**WHAT TO WORK ON**
Return the records word for word. Any pictures in them are not part of the copy.
Start of ENTRIES SUPPLIED
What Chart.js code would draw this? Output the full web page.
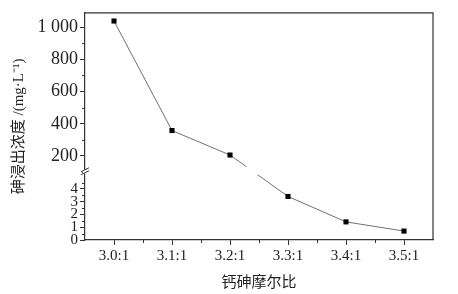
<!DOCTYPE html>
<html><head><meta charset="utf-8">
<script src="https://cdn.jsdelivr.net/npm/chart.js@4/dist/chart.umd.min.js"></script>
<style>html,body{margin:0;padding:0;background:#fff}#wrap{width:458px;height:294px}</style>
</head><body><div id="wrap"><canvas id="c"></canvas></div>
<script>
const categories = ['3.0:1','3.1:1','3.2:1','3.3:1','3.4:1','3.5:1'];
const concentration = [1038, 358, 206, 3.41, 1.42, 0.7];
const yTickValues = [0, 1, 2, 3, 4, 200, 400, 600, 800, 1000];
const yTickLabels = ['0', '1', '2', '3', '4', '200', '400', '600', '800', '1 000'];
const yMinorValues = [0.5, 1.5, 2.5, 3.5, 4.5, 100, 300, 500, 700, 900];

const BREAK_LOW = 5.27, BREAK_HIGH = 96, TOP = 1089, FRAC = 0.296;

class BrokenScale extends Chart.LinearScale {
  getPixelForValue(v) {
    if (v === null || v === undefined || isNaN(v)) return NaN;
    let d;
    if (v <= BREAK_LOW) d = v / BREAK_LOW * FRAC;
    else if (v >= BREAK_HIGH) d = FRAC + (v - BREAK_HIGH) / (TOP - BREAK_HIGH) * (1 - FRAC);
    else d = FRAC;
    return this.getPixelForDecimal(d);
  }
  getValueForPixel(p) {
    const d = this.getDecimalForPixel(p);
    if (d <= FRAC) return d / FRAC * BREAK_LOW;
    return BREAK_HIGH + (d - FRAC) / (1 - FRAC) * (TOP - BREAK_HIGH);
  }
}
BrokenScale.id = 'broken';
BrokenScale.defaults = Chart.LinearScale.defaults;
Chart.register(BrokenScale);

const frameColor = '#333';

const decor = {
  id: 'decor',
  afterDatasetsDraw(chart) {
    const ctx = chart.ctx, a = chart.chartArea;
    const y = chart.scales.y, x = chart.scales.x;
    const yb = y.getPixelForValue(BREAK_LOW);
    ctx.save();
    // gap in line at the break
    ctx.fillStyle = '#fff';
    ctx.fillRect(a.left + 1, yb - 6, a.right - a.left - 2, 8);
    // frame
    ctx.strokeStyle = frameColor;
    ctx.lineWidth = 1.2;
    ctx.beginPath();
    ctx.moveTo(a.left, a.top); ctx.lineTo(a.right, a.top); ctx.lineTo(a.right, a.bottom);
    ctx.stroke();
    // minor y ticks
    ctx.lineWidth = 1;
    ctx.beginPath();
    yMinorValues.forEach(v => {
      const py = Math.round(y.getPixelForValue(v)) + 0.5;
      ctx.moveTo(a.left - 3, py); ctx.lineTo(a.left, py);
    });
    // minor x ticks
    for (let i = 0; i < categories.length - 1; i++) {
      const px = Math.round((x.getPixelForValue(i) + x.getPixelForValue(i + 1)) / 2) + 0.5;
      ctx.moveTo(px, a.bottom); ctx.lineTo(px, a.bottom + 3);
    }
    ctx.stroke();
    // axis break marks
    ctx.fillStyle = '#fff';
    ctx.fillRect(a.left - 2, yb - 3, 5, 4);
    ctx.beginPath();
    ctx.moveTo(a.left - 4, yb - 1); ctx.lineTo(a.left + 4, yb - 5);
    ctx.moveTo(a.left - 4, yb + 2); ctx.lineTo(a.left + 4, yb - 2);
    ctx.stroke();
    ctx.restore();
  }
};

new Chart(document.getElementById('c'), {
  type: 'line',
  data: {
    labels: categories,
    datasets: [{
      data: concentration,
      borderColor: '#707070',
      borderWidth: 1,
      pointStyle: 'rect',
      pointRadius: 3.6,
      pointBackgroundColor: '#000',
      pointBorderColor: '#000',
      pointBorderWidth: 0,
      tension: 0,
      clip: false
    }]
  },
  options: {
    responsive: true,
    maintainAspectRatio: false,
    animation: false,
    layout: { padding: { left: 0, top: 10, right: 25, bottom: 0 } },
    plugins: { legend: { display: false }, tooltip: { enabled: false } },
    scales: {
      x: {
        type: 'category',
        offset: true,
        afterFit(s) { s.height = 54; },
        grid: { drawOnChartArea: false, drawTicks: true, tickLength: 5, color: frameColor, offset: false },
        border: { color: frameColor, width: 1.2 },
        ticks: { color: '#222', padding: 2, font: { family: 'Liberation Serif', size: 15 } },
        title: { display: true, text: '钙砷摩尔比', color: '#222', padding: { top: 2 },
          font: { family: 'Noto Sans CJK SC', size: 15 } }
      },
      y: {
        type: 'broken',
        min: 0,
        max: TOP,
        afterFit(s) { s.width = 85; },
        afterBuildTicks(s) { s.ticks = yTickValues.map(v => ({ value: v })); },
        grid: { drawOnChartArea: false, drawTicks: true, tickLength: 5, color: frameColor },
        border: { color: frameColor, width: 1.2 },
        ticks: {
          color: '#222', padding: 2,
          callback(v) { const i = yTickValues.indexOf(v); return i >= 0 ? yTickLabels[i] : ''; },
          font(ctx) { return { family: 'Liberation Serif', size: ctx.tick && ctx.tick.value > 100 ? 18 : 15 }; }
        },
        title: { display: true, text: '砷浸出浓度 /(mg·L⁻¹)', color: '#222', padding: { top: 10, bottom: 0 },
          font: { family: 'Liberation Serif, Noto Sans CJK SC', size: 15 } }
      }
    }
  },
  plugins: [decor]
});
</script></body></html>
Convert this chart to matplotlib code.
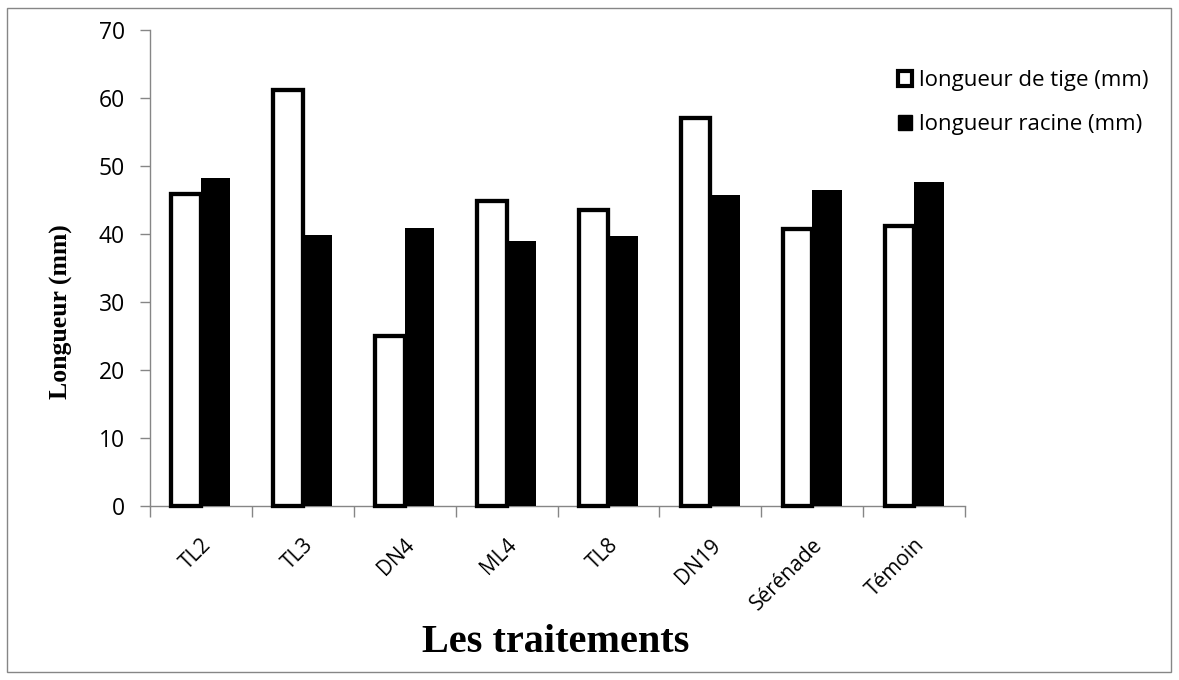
End of ENTRIES SUPPLIED
**EXPECTED ANSWER**
What Chart.js code would draw this? Output the full web page.
<!DOCTYPE html>
<html><head><meta charset="utf-8">
<script src="https://cdn.jsdelivr.net/npm/chart.js@4/dist/chart.umd.min.js"></script>
<style>html,body{margin:0;padding:0;background:#fff}#wrap{width:458px;height:294px}</style>
</head><body><div id="wrap"><canvas id="c"></canvas></div>
<script>
const categories = ['3.0:1','3.1:1','3.2:1','3.3:1','3.4:1','3.5:1'];
const concentration = [1038, 358, 206, 3.41, 1.42, 0.7];
const yTickValues = [0, 1, 2, 3, 4, 200, 400, 600, 800, 1000];
const yTickLabels = ['0', '1', '2', '3', '4', '200', '400', '600', '800', '1 000'];
const yMinorValues = [0.5, 1.5, 2.5, 3.5, 4.5, 100, 300, 500, 700, 900];

const BREAK_LOW = 5.27, BREAK_HIGH = 96, TOP = 1089, FRAC = 0.296;

class BrokenScale extends Chart.LinearScale {
  getPixelForValue(v) {
    if (v === null || v === undefined || isNaN(v)) return NaN;
    let d;
    if (v <= BREAK_LOW) d = v / BREAK_LOW * FRAC;
    else if (v >= BREAK_HIGH) d = FRAC + (v - BREAK_HIGH) / (TOP - BREAK_HIGH) * (1 - FRAC);
    else d = FRAC;
    return this.getPixelForDecimal(d);
  }
  getValueForPixel(p) {
    const d = this.getDecimalForPixel(p);
    if (d <= FRAC) return d / FRAC * BREAK_LOW;
    return BREAK_HIGH + (d - FRAC) / (1 - FRAC) * (TOP - BREAK_HIGH);
  }
}
BrokenScale.id = 'broken';
BrokenScale.defaults = Chart.LinearScale.defaults;
Chart.register(BrokenScale);

const frameColor = '#333';

const decor = {
  id: 'decor',
  afterDatasetsDraw(chart) {
    const ctx = chart.ctx, a = chart.chartArea;
    const y = chart.scales.y, x = chart.scales.x;
    const yb = y.getPixelForValue(BREAK_LOW);
    ctx.save();
    // gap in line at the break
    ctx.fillStyle = '#fff';
    ctx.fillRect(a.left + 1, yb - 6, a.right - a.left - 2, 8);
    // frame
    ctx.strokeStyle = frameColor;
    ctx.lineWidth = 1.2;
    ctx.beginPath();
    ctx.moveTo(a.left, a.top); ctx.lineTo(a.right, a.top); ctx.lineTo(a.right, a.bottom);
    ctx.stroke();
    // minor y ticks
    ctx.lineWidth = 1;
    ctx.beginPath();
    yMinorValues.forEach(v => {
      const py = Math.round(y.getPixelForValue(v)) + 0.5;
      ctx.moveTo(a.left - 3, py); ctx.lineTo(a.left, py);
    });
    // minor x ticks
    for (let i = 0; i < categories.length - 1; i++) {
      const px = Math.round((x.getPixelForValue(i) + x.getPixelForValue(i + 1)) / 2) + 0.5;
      ctx.moveTo(px, a.bottom); ctx.lineTo(px, a.bottom + 3);
    }
    ctx.stroke();
    // axis break marks
    ctx.fillStyle = '#fff';
    ctx.fillRect(a.left - 2, yb - 3, 5, 4);
    ctx.beginPath();
    ctx.moveTo(a.left - 4, yb - 1); ctx.lineTo(a.left + 4, yb - 5);
    ctx.moveTo(a.left - 4, yb + 2); ctx.lineTo(a.left + 4, yb - 2);
    ctx.stroke();
    ctx.restore();
  }
};

new Chart(document.getElementById('c'), {
  type: 'line',
  data: {
    labels: categories,
    datasets: [{
      data: concentration,
      borderColor: '#707070',
      borderWidth: 1,
      pointStyle: 'rect',
      pointRadius: 3.6,
      pointBackgroundColor: '#000',
      pointBorderColor: '#000',
      pointBorderWidth: 0,
      tension: 0,
      clip: false
    }]
  },
  options: {
    responsive: true,
    maintainAspectRatio: false,
    animation: false,
    layout: { padding: { left: 0, top: 10, right: 25, bottom: 0 } },
    plugins: { legend: { display: false }, tooltip: { enabled: false } },
    scales: {
      x: {
        type: 'category',
        offset: true,
        afterFit(s) { s.height = 54; },
        grid: { drawOnChartArea: false, drawTicks: true, tickLength: 5, color: frameColor, offset: false },
        border: { color: frameColor, width: 1.2 },
        ticks: { color: '#222', padding: 2, font: { family: 'Liberation Serif', size: 15 } },
        title: { display: true, text: '钙砷摩尔比', color: '#222', padding: { top: 2 },
          font: { family: 'Noto Sans CJK SC', size: 15 } }
      },
      y: {
        type: 'broken',
        min: 0,
        max: TOP,
        afterFit(s) { s.width = 85; },
        afterBuildTicks(s) { s.ticks = yTickValues.map(v => ({ value: v })); },
        grid: { drawOnChartArea: false, drawTicks: true, tickLength: 5, color: frameColor },
        border: { color: frameColor, width: 1.2 },
        ticks: {
          color: '#222', padding: 2,
          callback(v) { const i = yTickValues.indexOf(v); return i >= 0 ? yTickLabels[i] : ''; },
          font(ctx) { return { family: 'Liberation Serif', size: ctx.tick && ctx.tick.value > 100 ? 18 : 15 }; }
        },
        title: { display: true, text: '砷浸出浓度 /(mg·L⁻¹)', color: '#222', padding: { top: 10, bottom: 0 },
          font: { family: 'Liberation Serif, Noto Sans CJK SC', size: 15 } }
      }
    }
  },
  plugins: [decor]
});
</script></body></html>
Convert this chart to matplotlib code.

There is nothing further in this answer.